Hirsch and Ehrlicher, in a publication entitled “Noise Estimation Techniques for Robust Speech Recognition” (Proc. IEEE Int. Conf. on Acoustics Speech Signal Processing, 1995, pp 153-156), incorporated herein by reference, estimate noise spectra in an audio stream based on an estimate of minimum audio energy during a time period T (about 0.5 seconds) that includes the current frame and a plurality of previous frames. Ris and Dupont, in a publication entitled “Assessing local noise level estimation methods: Application to noise robust ASR” (Speech Communication 34 (2001) pp. 141-158), incorporated herein by reference, review methods of estimating noise spectra in an audio stream. They describe an “envelope follower” method based on energy evolution within frequency bands and in temporal segments covering several hundred milliseconds.
U.S. Pat.
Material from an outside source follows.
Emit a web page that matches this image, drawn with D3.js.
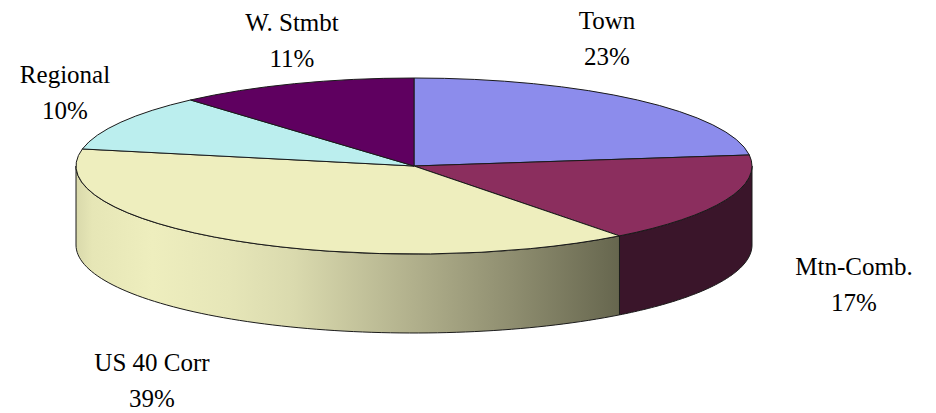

No. 6,766,292B1, incorporated herein by reference, describes a method of detecting speech versus noise, and thereby estimating a noise spectrum. The method uses a probabilistic speech presence measure. In some of the prior art, the estimates of noise spectra are carried out adaptively, in response to a continuous update of noise energy estimates. The noise spectrum estimate of U.S. Pat. No. 6,766,292B1 is made adaptively, responsive to updated estimates of signal to noise ratio (SNR). U.S. Pat. No. 6,445,801, incorporated herein by reference, uses frequency filtering comprising adaptive over-subtraction to suppress noise in an audio stream. U.S. Pat. No. 6,643,619 B1, incorporated herein by reference, uses a noise suppressor having an adaptive filter.